* **REQUIREMENTS**:
Restate the material word for word and leave out anything that is a picture.

------------------------------------------------------------------------

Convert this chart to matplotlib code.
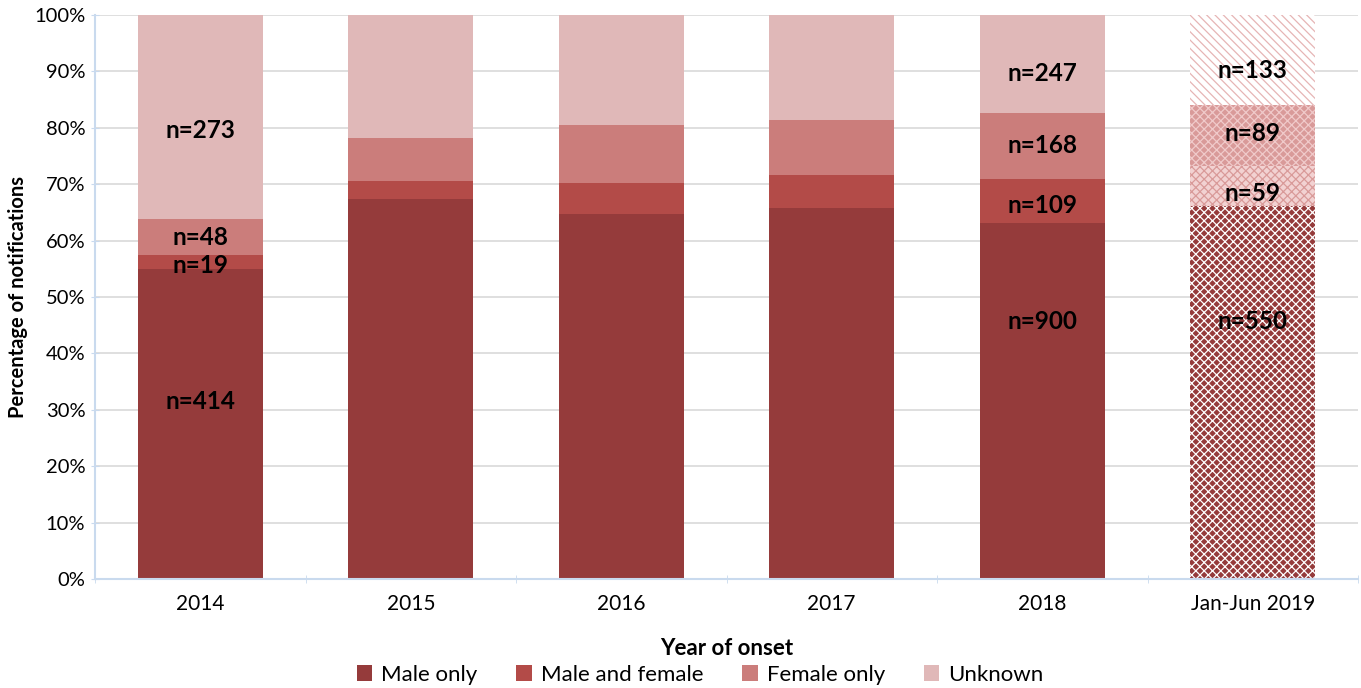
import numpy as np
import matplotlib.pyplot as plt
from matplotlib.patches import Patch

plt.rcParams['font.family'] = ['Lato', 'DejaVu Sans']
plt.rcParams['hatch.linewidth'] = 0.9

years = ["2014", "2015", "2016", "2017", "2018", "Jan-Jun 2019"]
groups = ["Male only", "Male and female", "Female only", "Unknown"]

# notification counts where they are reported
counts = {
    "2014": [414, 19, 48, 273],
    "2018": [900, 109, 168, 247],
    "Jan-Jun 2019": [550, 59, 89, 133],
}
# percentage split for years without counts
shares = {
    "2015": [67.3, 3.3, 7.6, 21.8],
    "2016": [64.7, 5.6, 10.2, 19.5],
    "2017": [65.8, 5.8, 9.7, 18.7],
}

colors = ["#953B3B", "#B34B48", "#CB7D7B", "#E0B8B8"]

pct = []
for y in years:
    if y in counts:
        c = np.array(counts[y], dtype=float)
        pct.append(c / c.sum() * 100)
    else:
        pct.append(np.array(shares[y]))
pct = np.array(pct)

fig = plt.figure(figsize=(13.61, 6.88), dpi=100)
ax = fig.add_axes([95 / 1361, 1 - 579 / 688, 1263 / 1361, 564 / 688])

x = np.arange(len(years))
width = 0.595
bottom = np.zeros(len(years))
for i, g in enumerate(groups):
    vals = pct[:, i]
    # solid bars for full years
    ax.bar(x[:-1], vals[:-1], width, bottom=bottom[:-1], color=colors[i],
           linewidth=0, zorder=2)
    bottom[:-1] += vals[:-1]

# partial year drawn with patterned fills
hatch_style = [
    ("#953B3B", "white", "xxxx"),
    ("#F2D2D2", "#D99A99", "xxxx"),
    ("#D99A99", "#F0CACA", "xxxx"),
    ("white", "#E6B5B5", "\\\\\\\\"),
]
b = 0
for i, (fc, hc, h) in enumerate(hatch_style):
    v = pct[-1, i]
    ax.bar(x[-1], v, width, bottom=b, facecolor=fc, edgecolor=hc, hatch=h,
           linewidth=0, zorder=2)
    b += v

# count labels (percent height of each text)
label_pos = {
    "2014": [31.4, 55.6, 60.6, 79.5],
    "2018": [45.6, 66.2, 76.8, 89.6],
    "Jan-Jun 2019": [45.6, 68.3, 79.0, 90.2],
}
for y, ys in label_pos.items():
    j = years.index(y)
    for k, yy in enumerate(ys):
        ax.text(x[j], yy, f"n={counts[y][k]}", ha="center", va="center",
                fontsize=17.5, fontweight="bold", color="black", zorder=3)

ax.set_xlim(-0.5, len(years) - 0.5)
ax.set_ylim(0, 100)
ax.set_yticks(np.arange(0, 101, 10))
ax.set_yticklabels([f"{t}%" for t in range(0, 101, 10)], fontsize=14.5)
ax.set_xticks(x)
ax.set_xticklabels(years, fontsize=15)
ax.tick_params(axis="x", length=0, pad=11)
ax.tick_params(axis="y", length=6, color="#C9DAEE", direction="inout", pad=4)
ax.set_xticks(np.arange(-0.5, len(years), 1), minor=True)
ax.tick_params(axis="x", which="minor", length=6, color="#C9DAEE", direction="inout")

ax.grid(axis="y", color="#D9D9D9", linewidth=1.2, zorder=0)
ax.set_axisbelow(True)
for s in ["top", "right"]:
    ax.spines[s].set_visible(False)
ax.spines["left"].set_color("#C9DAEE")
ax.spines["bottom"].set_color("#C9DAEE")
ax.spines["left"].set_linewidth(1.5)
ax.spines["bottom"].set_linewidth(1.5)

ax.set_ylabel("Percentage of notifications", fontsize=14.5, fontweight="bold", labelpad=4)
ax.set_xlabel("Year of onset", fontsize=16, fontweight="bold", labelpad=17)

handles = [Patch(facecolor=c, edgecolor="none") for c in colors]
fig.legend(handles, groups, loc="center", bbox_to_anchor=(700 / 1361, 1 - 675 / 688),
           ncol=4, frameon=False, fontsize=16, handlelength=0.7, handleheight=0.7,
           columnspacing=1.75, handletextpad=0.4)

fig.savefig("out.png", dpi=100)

------------------------------------------------------------------------

* **OUTPUT FOR THIS TASK**:
Convert this chart to matplotlib code.
import numpy as np
import matplotlib.pyplot as plt
from matplotlib.patches import Patch

plt.rcParams['font.family'] = ['Lato', 'DejaVu Sans']
plt.rcParams['hatch.linewidth'] = 0.9

years = ["2014", "2015", "2016", "2017", "2018", "Jan-Jun 2019"]
groups = ["Male only", "Male and female", "Female only", "Unknown"]

# notification counts where they are reported
counts = {
    "2014": [414, 19, 48, 273],
    "2018": [900, 109, 168, 247],
    "Jan-Jun 2019": [550, 59, 89, 133],
}
# percentage split for years without counts
shares = {
    "2015": [67.3, 3.3, 7.6, 21.8],
    "2016": [64.7, 5.6, 10.2, 19.5],
    "2017": [65.8, 5.8, 9.7, 18.7],
}

colors = ["#953B3B", "#B34B48", "#CB7D7B", "#E0B8B8"]

pct = []
for y in years:
    if y in counts:
        c = np.array(counts[y], dtype=float)
        pct.append(c / c.sum() * 100)
    else:
        pct.append(np.array(shares[y]))
pct = np.array(pct)

fig = plt.figure(figsize=(13.61, 6.88), dpi=100)
ax = fig.add_axes([95 / 1361, 1 - 579 / 688, 1263 / 1361, 564 / 688])

x = np.arange(len(years))
width = 0.595
bottom = np.zeros(len(years))
for i, g in enumerate(groups):
    vals = pct[:, i]
    # solid bars for full years
    ax.bar(x[:-1], vals[:-1], width, bottom=bottom[:-1], color=colors[i],
           linewidth=0, zorder=2)
    bottom[:-1] += vals[:-1]

# partial year drawn with patterned fills
hatch_style = [
    ("#953B3B", "white", "xxxx"),
    ("#F2D2D2", "#D99A99", "xxxx"),
    ("#D99A99", "#F0CACA", "xxxx"),
    ("white", "#E6B5B5", "\\\\\\\\"),
]
b = 0
for i, (fc, hc, h) in enumerate(hatch_style):
    v = pct[-1, i]
    ax.bar(x[-1], v, width, bottom=b, facecolor=fc, edgecolor=hc, hatch=h,
           linewidth=0, zorder=2)
    b += v

# count labels (percent height of each text)
label_pos = {
    "2014": [31.4, 55.6, 60.6, 79.5],
    "2018": [45.6, 66.2, 76.8, 89.6],
    "Jan-Jun 2019": [45.6, 68.3, 79.0, 90.2],
}
for y, ys in label_pos.items():
    j = years.index(y)
    for k, yy in enumerate(ys):
        ax.text(x[j], yy, f"n={counts[y][k]}", ha="center", va="center",
                fontsize=17.5, fontweight="bold", color="black", zorder=3)

ax.set_xlim(-0.5, len(years) - 0.5)
ax.set_ylim(0, 100)
ax.set_yticks(np.arange(0, 101, 10))
ax.set_yticklabels([f"{t}%" for t in range(0, 101, 10)], fontsize=14.5)
ax.set_xticks(x)
ax.set_xticklabels(years, fontsize=15)
ax.tick_params(axis="x", length=0, pad=11)
ax.tick_params(axis="y", length=6, color="#C9DAEE", direction="inout", pad=4)
ax.set_xticks(np.arange(-0.5, len(years), 1), minor=True)
ax.tick_params(axis="x", which="minor", length=6, color="#C9DAEE", direction="inout")

ax.grid(axis="y", color="#D9D9D9", linewidth=1.2, zorder=0)
ax.set_axisbelow(True)
for s in ["top", "right"]:
    ax.spines[s].set_visible(False)
ax.spines["left"].set_color("#C9DAEE")
ax.spines["bottom"].set_color("#C9DAEE")
ax.spines["left"].set_linewidth(1.5)
ax.spines["bottom"].set_linewidth(1.5)

ax.set_ylabel("Percentage of notifications", fontsize=14.5, fontweight="bold", labelpad=4)
ax.set_xlabel("Year of onset", fontsize=16, fontweight="bold", labelpad=17)

handles = [Patch(facecolor=c, edgecolor="none") for c in colors]
fig.legend(handles, groups, loc="center", bbox_to_anchor=(700 / 1361, 1 - 675 / 688),
           ncol=4, frameon=False, fontsize=16, handlelength=0.7, handleheight=0.7,
           columnspacing=1.75, handletextpad=0.4)

fig.savefig("out.png", dpi=100)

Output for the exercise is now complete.